Panteizm Ne Değildir?
- Teizm Değildir:
- Teizmde Tanrı, evrenin dışında ve üzerinde bir varlık olarak kabul edilir. Panteizm ise Tanrı’nın evrenle aynı şey olduğunu söyler.
- Ateizm Değildir:
- Ateizm, Tanrı’nın var olmadığını savunur. Panteizm ise Tanrı’nın varlığını kabul eder, ancak bu Tanrı, geleneksel teistik dinlerdeki Tanrı anlayışından farklıdır.
- Politeizm Değildir:
- Politeizm, birden fazla Tanrı’ya inanır. Panteizmde ise tüm evren tek bir Tanrı olarak kabul edilir.
- Dualizm Değildir:
- Dualizmde ruh ve madde gibi iki ayrı gerçeklik vardır. Panteizm ise tek bir gerçeklik olduğuna, bunun da Tanrı ve doğa olduğuna inanır.
- Kişisel Tapınma Gerektirmez:
- Panteizmde, kişisel bir Tanrı olmadığı için ona ibadet etme, dua etme ya da törenler düzenleme gibi geleneksel dini pratikler yoktur.
Panteizmin Felsefi Temelleri
- Baruch Spinoza (1632-1677):
- Panteizmin en tanınmış savunucularından biridir. Spinoza, Tanrı’nın ve doğanın bir olduğunu savunur.
- Spinoza, Tanrı’nın her şeyin özü olduğunu ve tüm varlıkların Tanrı’nın zorunlu bir sonucu olarak ortaya çıktığını söyler.
- Hindistan Felsefesi ve Doğu Düşüncesi:
- Panteizm, Hinduizm ve Taoizm gibi Doğu felsefelerinde de görülür. Örneğin, Hinduizm’deki “Brahman” kavramı, her şeyin Tanrı’nın bir yansıması olduğu fikrini taşır.
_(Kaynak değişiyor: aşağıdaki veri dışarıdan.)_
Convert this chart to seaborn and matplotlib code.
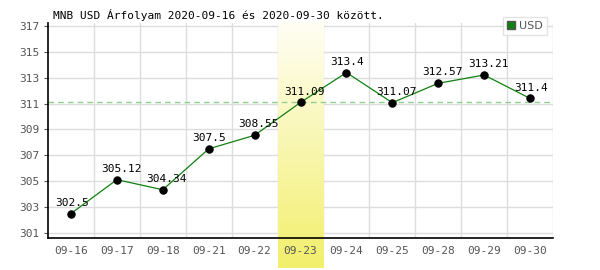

- Romantik ve Doğa Felsefesi:
- 18. ve 19. yüzyılda panteizm, doğa ve evrenin kutsallığını vurgulayan romantik filozoflar arasında popülerlik kazanmıştır.
Eleştiriler
- Tanrı’nın Kişiliği Sorunu:
- Panteizmde Tanrı kişisel bir varlık olmadığı için teistlerin “Tanrı’nın iradesi ve bilinci” görüşüne aykırıdır.
- Bazı eleştirmenler, panteizmin Tanrı’yı sadece “doğanın bir ismi” haline getirdiğini savunur.
- Ahlaki Rehberlik Eksikliği:
- Geleneksel dinler, ahlaki kurallar ve rehberlik sunar. Panteizm ise Tanrı’yı evrenle bir tutar ve ahlaki buyruklar içermez.
- Pratik Uygulama Eksikliği:
- Panteizm bir yaşam tarzı ya da ibadet sistemi sunmaz; bu yüzden kişisel bir bağ ve topluluk duygusu eksikliği eleştirilerine maruz kalır.
Özet: Panteizm Nedir ve Ne Değildir?
Nedir?
- Tanrı ve evrenin aynı şey olduğunu savunan bir inançtır.
- Doğayı ve evreni kutsal kabul eder.
- Kişisel bir Tanrı’ya inanmaz.
Ne Değildir?
- Klasik teizm, ateizm ya da politeizm ile aynı şey değildir.
- Kişisel bir Tanrı kavramı olmadığı için geleneksel ibadet pratiklerine dayanmaz.
Panteizm, doğanın ve evrenin birliğini anlamak isteyenler için bir felsefi yaklaşımdır ve modern düşünceye hem metafizik hem de etik açıdan önemli katkılar sunar.